Смочив слюной глаза и приняв скорбный вид, Жижичкин встал у дверей загса и стал предлагать всем входившим и выходившим обручальное кольцо. Говорил, что осталось от внезапно скончавшейся невесты. Сочувствующий быстро нашелся и купил, правда, заплатил за кольцо вдвое меньше розничной цены.
Вечером, пропивая вырученные деньги, Глотов спросил Жижичкина:
— Ты что же, змей, делаешь? Зачем, когда на деле были, грозил старичку палец отрезать, если кольцо не снимется, да еще зубы вырвать. С тобой нельзя дело иметь, Слава. Ты — садист! — И Глотов сплюнул на пол в сторону Жижичкина. — Ты со мной пошел за бабками, а не фокусы вертеть. Зачем дразнить? Засыпемся, так такой, как этот дед, с костями съест, сжует.
— А засыпемся, Митюша, тогда какая разница, кто нас съест и как?

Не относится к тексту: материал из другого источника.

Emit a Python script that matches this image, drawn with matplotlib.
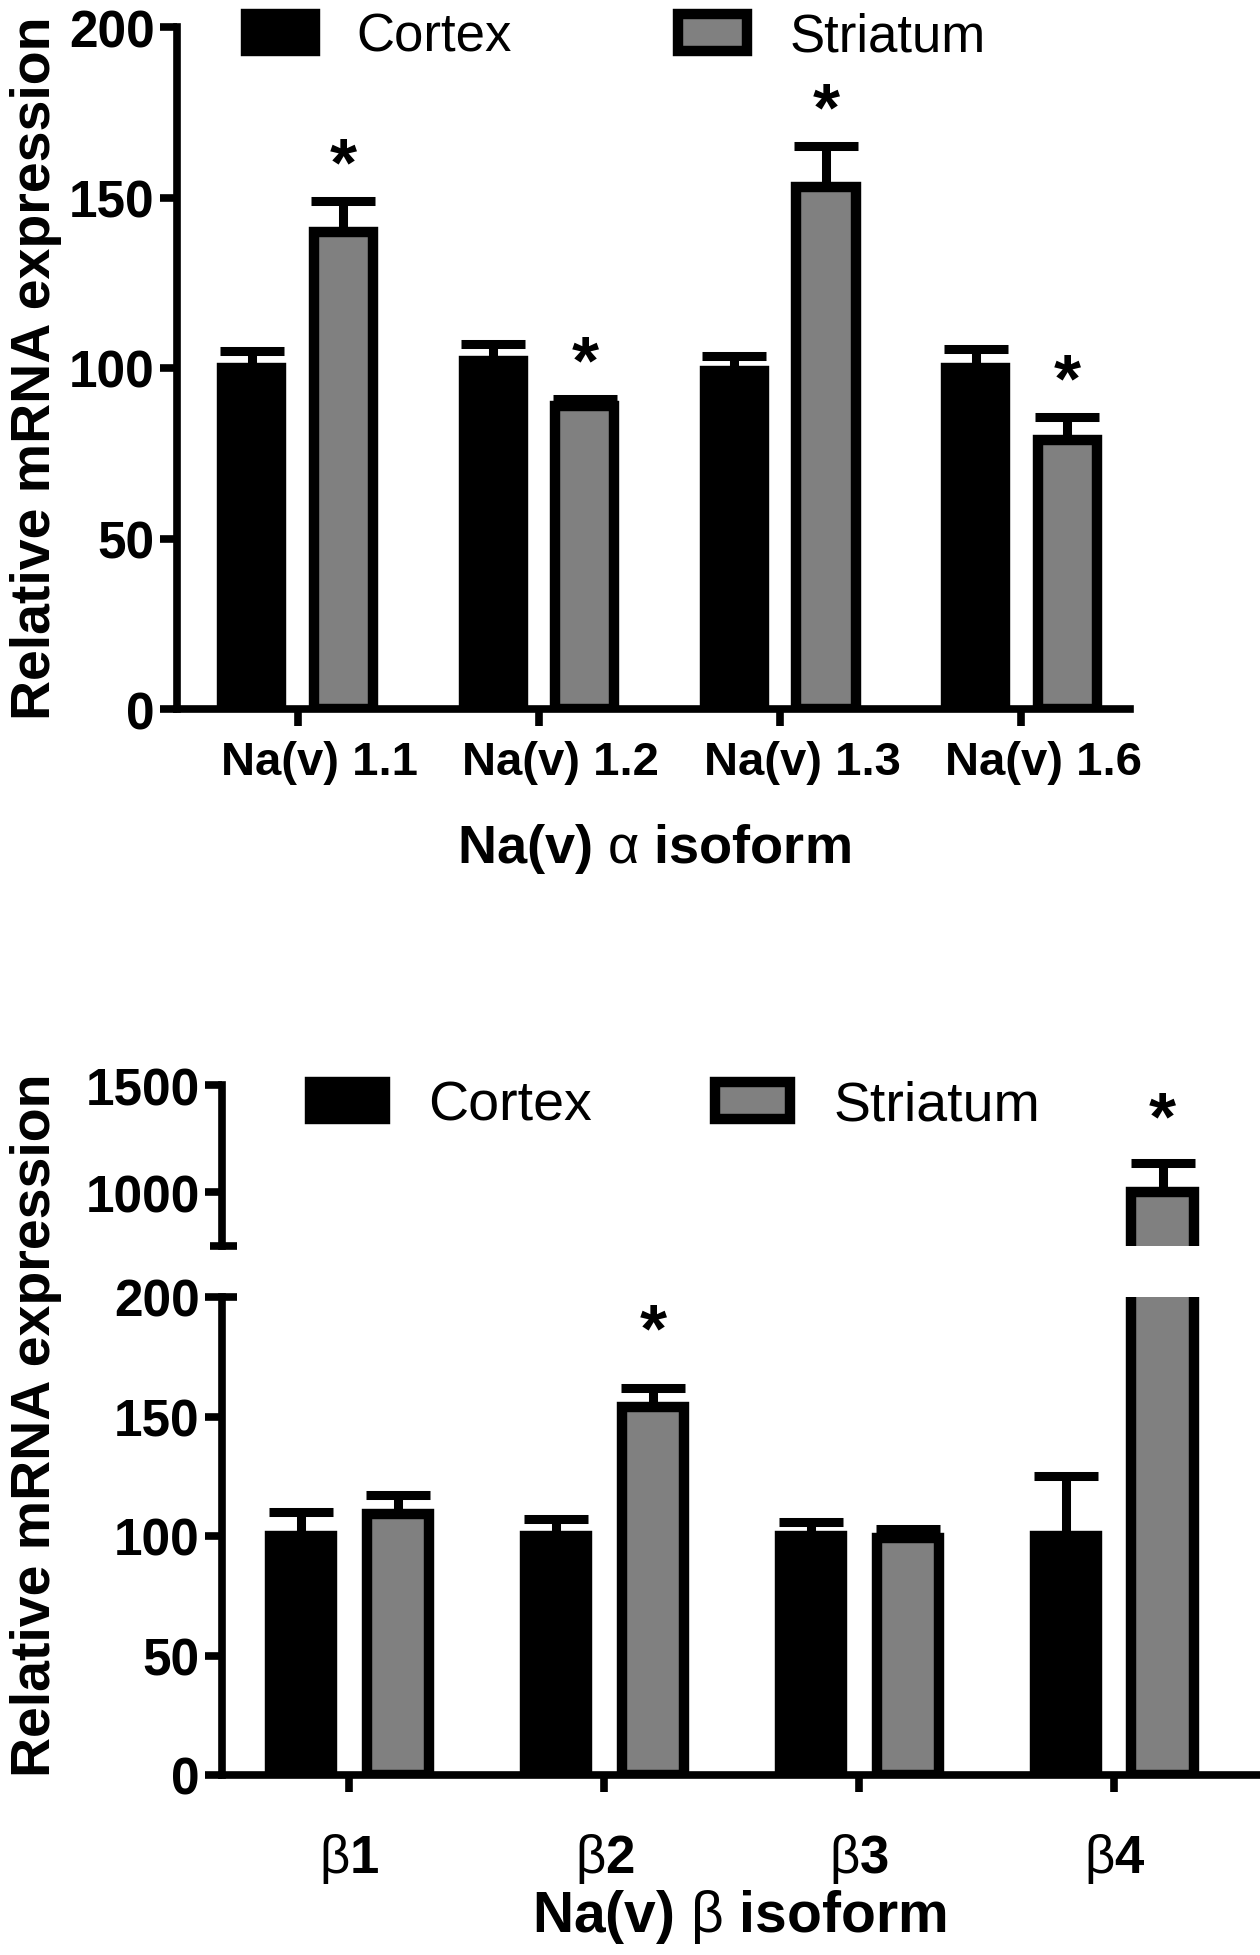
import matplotlib
matplotlib.use('Agg')
import matplotlib.pyplot as plt
import matplotlib.transforms as mtransforms
from matplotlib.patches import Patch
import numpy as np

plt.rcParams['font.family'] = ['Liberation Sans', 'DejaVu Sans']
plt.rcParams['mathtext.fontset'] = 'custom'
plt.rcParams['mathtext.rm'] = 'Liberation Sans'
plt.rcParams['mathtext.it'] = 'Liberation Sans:italic'
plt.rcParams['mathtext.bf'] = 'Liberation Sans:bold'

# ---------------- data ----------------
alpha_cats = ['Na(v) 1.1', 'Na(v) 1.2', 'Na(v) 1.3', 'Na(v) 1.6']
alpha_cortex = [100, 102, 99, 100]
alpha_cortex_err = [5, 5, 4.5, 5.5]
alpha_striatum = [140, 89, 153, 79]
alpha_striatum_err = [9, 2, 12, 6.5]
alpha_sig = [True, True, True, True]

beta_cats = [r'$\mathrm{\beta}$1', r'$\mathrm{\beta}$2', r'$\mathrm{\beta}$3', r'$\mathrm{\beta}$4']
beta_cortex = [100, 100, 100, 100]
beta_cortex_err = [10, 7, 6, 25]
beta_striatum = [109, 154, 99, 1000]
beta_striatum_err = [8, 8, 4, 135]
beta_sig = [False, True, False, True]

series_names = ['Cortex', 'Striatum']
ylabel = 'Relative mRNA expression'
alpha_xlabel = r'Na(v) $\mathrm{\alpha}$ isoform'
beta_xlabel = r'Na(v) $\mathrm{\beta}$ isoform'

# ---------------- style ----------------
W, H = 1260, 1956
DPI = 100
C_CORTEX = 'black'
C_STRIATUM = '#808080'
BAR_W = 0.245
OFF = 0.19
EDGE_LW = 7.5
ERR_LW = 6.5
CAPSIZE = 23
SPINE_LW = 5.5
YTICK_FS = 37
STAR_FS = 50

fig = plt.figure(figsize=(W / DPI, H / DPI), dpi=DPI)


def rect(x0, x1, ytop, ybot):
    return [x0 / W, 1 - ybot / H, (x1 - x0) / W, (ybot - ytop) / H]


def style_axes(ax, bottom=True):
    for s in ['top', 'right']:
        ax.spines[s].set_visible(False)
    ax.spines['left'].set_linewidth(SPINE_LW)
    ax.spines['bottom'].set_linewidth(SPINE_LW)
    if not bottom:
        ax.spines['bottom'].set_visible(False)
    ax.tick_params(axis='both', length=12, width=SPINE_LW, pad=4,
                   direction='out')
    ax.tick_params(axis='y', labelsize=YTICK_FS)
    for lab in ax.get_yticklabels():
        lab.set_fontweight('bold')


def draw_bars(ax, cortex, cerr, striatum, serr):
    x = np.arange(len(cortex))
    ax.bar(x - OFF, cortex, BAR_W, color=C_CORTEX, edgecolor='black',
           linewidth=EDGE_LW, zorder=2, label=series_names[0])
    ax.bar(x + OFF, striatum, BAR_W, color=C_STRIATUM, edgecolor='black',
           linewidth=EDGE_LW, zorder=2, label=series_names[1])
    ax.errorbar(x - OFF, cortex, yerr=[np.zeros(len(x)), cerr], fmt='none',
                ecolor='black', elinewidth=ERR_LW, capsize=CAPSIZE,
                capthick=ERR_LW, zorder=1)
    ax.errorbar(x + OFF, striatum, yerr=[np.zeros(len(x)), serr], fmt='none',
                ecolor='black', elinewidth=ERR_LW, capsize=CAPSIZE,
                capthick=ERR_LW, zorder=1)


def star(ax, i, top, offset_pt):
    ax.annotate('*', xy=(i + OFF, top), xytext=(0, offset_pt),
                textcoords='offset points', ha='center', va='center',
                fontsize=STAR_FS, fontweight='bold', annotation_clip=False)


def legend_handles():
    return [Patch(facecolor=C_CORTEX, edgecolor='black', linewidth=EDGE_LW),
            Patch(facecolor=C_STRIATUM, edgecolor='black', linewidth=EDGE_LW)]


# ================= top panel (alpha) =================
ax1 = fig.add_axes(rect(177, 1130, 28, 710))
draw_bars(ax1, alpha_cortex, alpha_cortex_err, alpha_striatum, alpha_striatum_err)
ax1.set_ylim(0, 200)
ax1.set_yticks([0, 50, 100, 150, 200])
ax1.set_xlim(-0.5, 3.45)
ax1.set_xticks(np.arange(4))
ax1.set_xticklabels(alpha_cats, fontsize=34, fontweight='bold')
style_axes(ax1)
ax1.tick_params(axis='x', pad=10)
shift = mtransforms.ScaledTranslation(22 / DPI, 0, fig.dpi_scale_trans)
for lab in ax1.get_xticklabels():
    lab.set_transform(lab.get_transform() + shift)
ax1.set_xlabel(alpha_xlabel, fontsize=39, fontweight='bold', labelpad=27)
for i, (v, e, s) in enumerate(zip(alpha_striatum, alpha_striatum_err, alpha_sig)):
    if s:
        star(ax1, i, v + e, 25)
fig.text(36 / W, 1 - 368 / H, ylabel, rotation=90, ha='center', va='center',
         fontsize=40, fontweight='bold')
fig.legend(handles=legend_handles(), labels=series_names, loc='center left',
           bbox_to_anchor=(246 / W, 1 - 38 / H), ncol=2, frameon=False,
           fontsize=38, handlelength=1.3, handleheight=0.69,
           handletextpad=0.8, columnspacing=3.15, borderpad=0, borderaxespad=0)

# ================= bottom panel (beta), broken axis =================
axL = fig.add_axes(rect(222, 1257, 1298, 1776))
axU = fig.add_axes(rect(222, 1257, 1086, 1247), sharex=axL)
for ax in (axL, axU):
    draw_bars(ax, beta_cortex, beta_cortex_err, beta_striatum, beta_striatum_err)
axL.set_ylim(0, 200)
axL.set_yticks([0, 50, 100, 150, 200])
axU.set_ylim(750, 1500)
axU.set_yticks([1000, 1500])
axL.set_xlim(-0.5, 3.56)
axL.set_xticks(np.arange(4))
axL.set_xticklabels(beta_cats, fontsize=38, fontweight='bold')
style_axes(axL)
style_axes(axU, bottom=False)
axU.tick_params(axis='x', bottom=False, labelbottom=False)
axL.tick_params(axis='x', pad=28)
axL.set_xlabel(beta_xlabel, fontsize=41, fontweight='bold', labelpad=2)

# break marks
axL.plot([0, 0.0145], [1, 1], transform=axL.transAxes, color='black',
         lw=SPINE_LW, clip_on=False, solid_capstyle='butt')
axU.plot([-0.012, 0.0145], [0, 0], transform=axU.transAxes, color='black',
         lw=SPINE_LW, clip_on=False, solid_capstyle='butt')

# stars: values inside the lower range go to the lower axes, others to the upper
for i, (v, e, s) in enumerate(zip(beta_striatum, beta_striatum_err, beta_sig)):
    if s:
        if v + e > 200:
            star(axU, i, v + e, 31)
        else:
            star(axL, i, v + e, 40)

fig.text(36 / W, 1 - 1425 / H, ylabel, rotation=90, ha='center', va='center',
         fontsize=40, fontweight='bold')
fig.legend(handles=legend_handles(), labels=series_names, loc='center left',
           bbox_to_anchor=(310 / W, 1 - 1107 / H), ncol=2, frameon=False,
           fontsize=40, handlelength=1.35, handleheight=0.66,
           handletextpad=0.78, columnspacing=2.22, borderpad=0, borderaxespad=0)

fig.savefig('out.png', dpi=DPI)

— Для тебя нет, а для меня есть. И вообще, я этого не признаю! Бери у людей, воруй, вломи кому, если придется, но зачем же травить…
— Да я, Витя, сам всю жизнь затравленным хожу. Я почему, думаешь, к тебе прилепился? Эх, да что тебе объяснять!..
— Что же, объясни, коли начал. Почему же ты ко мне прилепился? Скорей всего из-за бабок.